In 2010, Friends of Futuna Charitable Trust approached Ponoko about creating commemorative models of the chapel to celebrate its 50th anniversary, which took place last weekend.  Over several months, the plywood model and its plinth/box were prototyped and continuously refined in Inkscape.  Tony Richardson – the model’s designer, specified 4mm Eurolite Poplar which is a low density, fast cutting ply.  The final order was for fifty individually numbered kits to be assembled by the visitors to the chapel during the anniversary celebrations.

Ponoko got invited to attend the event and talk about our Personal Factory4.  We went, we talked, we brought along material samples and a range of projects as examples of 3D objects made from lasercut parts.  The Futuna model was on display, surrounded by the visitors who were trying to figure out how it was constructed.   This wasn’t simply a case of curiosity for the sake of curiosity: many were trying to work out their own assembly methods to turn a whole bunch of parts from a flat sheet into a 3D representation.  Most were working in groups of two or three people.  Armed with the instruction manuals, little clamps and tiny bottles of glue, the model makers took over the whole chapel, including outside.  Not even the altars or the pews were spared.

By the time we left, which would have been about an hour into the build, it was obvious that this exercise was going to require a whole lot of patience.  The most progressed mini-replica only had two standing walls, but there was no evidence of anyone giving up.  Ultimately, as the model makers would have been aware, a few hours of playtime is nothing compared to the two toiling years it took to build the original Futuna chapel.

< Previous Post
Next Post >

Can we buy the models?


As someone who is very interested in moving to NZ at some point in the future, I have been taken in by all the natural beauty and had not considered that NZ might be lacking in “heritage value”, as you put it.

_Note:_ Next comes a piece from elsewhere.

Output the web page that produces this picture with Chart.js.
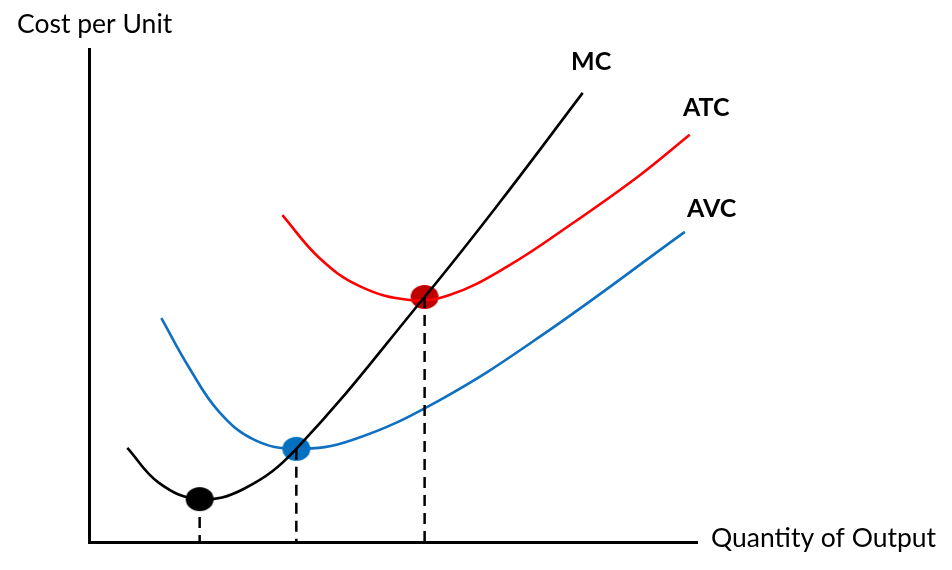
<!DOCTYPE html>
<html>
<head>
<meta charset="utf-8">
<script src="https://cdn.jsdelivr.net/npm/chart.js@4/dist/chart.umd.min.js"></script>
<style>
  html, body { margin: 0; padding: 0; background: #fff; }
  #wrap { position: relative; width: 952px; height: 570px; }
</style>
</head>
<body>
<div id="wrap"><canvas id="chart"></canvas></div>
<script>
// curves: x = quantity, y = cost (both on a 0..100 scale)
const mcX = [6.3, 11.5, 18.1, 25.5, 34.1, 55.2, 67.5, 81.2];
const mcY = [19.1, 12.0, 8.7, 10.8, 18.9, 49.7, 68.8, 91.1];

const atcX = [31.8, 37.9, 44.5, 52.7, 59.3, 68.7, 79.6, 90.6, 98.8];
const atcY = [66.3, 57.6, 51.9, 49.1, 50.1, 55.8, 64.7, 74.4, 82.6];

const avcX = [11.9, 16.5, 21.4, 27.2, 34.1, 43.3, 57.7, 74.1, 98.0];
const avcY = [45.4, 35.3, 26.4, 20.7, 18.9, 20.7, 28.8, 41.6, 62.9];

// the three marked points: min of MC, min of AVC, min of ATC
const dotX = [18.2, 34.1, 55.2];
const dotY = [8.7, 18.9, 49.7];
const dotColors = ['#000000', '#0070C0', '#C00000'];

const curveLabels = ['MC', 'ATC', 'AVC'];
const yTitle = 'Cost per Unit';
const xTitle = 'Quantity of Output';

const FONT = 'Lato, "Open Sans", sans-serif';

function toPoints(xs, ys) {
    return xs.map((x, i) => ({ x: x, y: ys[i] }));
}

// flattened circle, the dots in the picture are a little wider than tall
function ellipseDot(color) {
    const c = document.createElement('canvas');
    c.width = 30;
    c.height = 26;
    const g = c.getContext('2d');
    g.fillStyle = color;
    g.beginPath();
    g.ellipse(15, 13, 14, 12, 0, 0, Math.PI * 2);
    g.fill();
    return c;
}

function curve(label, xs, ys, color) {
    return {
        label: label,
        data: toPoints(xs, ys),
        showLine: true,
        borderColor: color,
        borderWidth: 2.6,
        pointRadius: 0,
        tension: 0.4,
        fill: false
    };
}

const datasets = [];
// dashed drops from each dot to the quantity axis
dotX.forEach((x, i) => {
    datasets.push({
        data: [{ x: x, y: dotY[i] }, { x: x, y: 0 }],
        showLine: true,
        borderColor: '#000',
        borderWidth: 2.5,
        borderDash: [11, 7],
        pointRadius: 0
    });
});
datasets.push(curve('MC', mcX, mcY, '#000000'));
datasets.push(curve('ATC', atcX, atcY, '#FF0000'));
datasets.push(curve('AVC', avcX, avcY, '#0F6FC0'));
dotX.forEach((x, i) => {
    datasets.push({
        data: [{ x: x, y: dotY[i] }],
        pointStyle: ellipseDot(dotColors[i]),
        pointRadius: 13,
        showLine: false
    });
});

const textPlugin = {
    id: 'diagram_text',
    afterDraw: (chart) => {
        const ctx = chart.ctx;
        const xs = chart.scales.x;
        const ys = chart.scales.y;
        ctx.save();
        ctx.fillStyle = '#000';
        ctx.textBaseline = 'middle';
        ctx.textAlign = 'left';

        ctx.font = '26.5px ' + FONT;
        ctx.fillText(yTitle, 17, 24);
        ctx.fillText(xTitle, xs.right + 14, ys.bottom - 4);

        // curve names sit just past the end of each curve
        ctx.font = 'bold 25px ' + FONT;
        ctx.fillText(curveLabels[0], 571, 62);
        ctx.fillText(curveLabels[1], 683, 108);
        ctx.fillText(curveLabels[2], 687, 209);
        ctx.restore();
    }
};

const axisStyle = {
    display: true,
    min: 0,
    max: 100,
    ticks: { display: false },
    grid: { display: false, drawTicks: false },
    border: { display: true, color: '#000', width: 3 }
};

new Chart(document.getElementById('chart'), {
    type: 'scatter',
    data: { datasets: datasets },
    options: {
        responsive: true,
        maintainAspectRatio: false,
        animation: false,
        events: [],
        layout: { padding: { left: 89, right: 255, top: 49, bottom: 28 } },
        plugins: {
            legend: { display: false },
            tooltip: { enabled: false }
        },
        scales: {
            x: { type: 'linear', ...axisStyle },
            y: { type: 'linear', ...axisStyle }
        }
    },
    plugins: [textPlugin]
});
</script>
</body>
</html>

I doubt it would dissuade us from moving there but its always interesting seeing a place through a local’s perspective.

The model building looks like it was a blast! 🙂

Hi Henry, we should know whether the models are available for purchase early next week, so will keep you posted!

Hi ARTbyGUNTHER, yes yes you should definitely move to NZ because that’s where Ponoko comes from=]

What a great event to be involved with. Thanks to Nick Bevin for the chance to be part of the celebrations of the Chapel.Well organised and inspiring. The model is really quite special and I would encourage people to purchase one and help support the Futuna Trust. As well as the bonus of actually being able to own one. They are even better in the flesh than the photo’s show. All the people invloved in the assmbly on Saturday seemed to have a great time and got a kick out of being part of the celebrations. Well done to Tony Richardson and Ponoko, the model is fantastic.

I wasn’t there, but I heard about it. It felt as if Futuna was being built again, part of the reawakening that contributed to the whole event. The photos here tell a similar story. Thanks for posting.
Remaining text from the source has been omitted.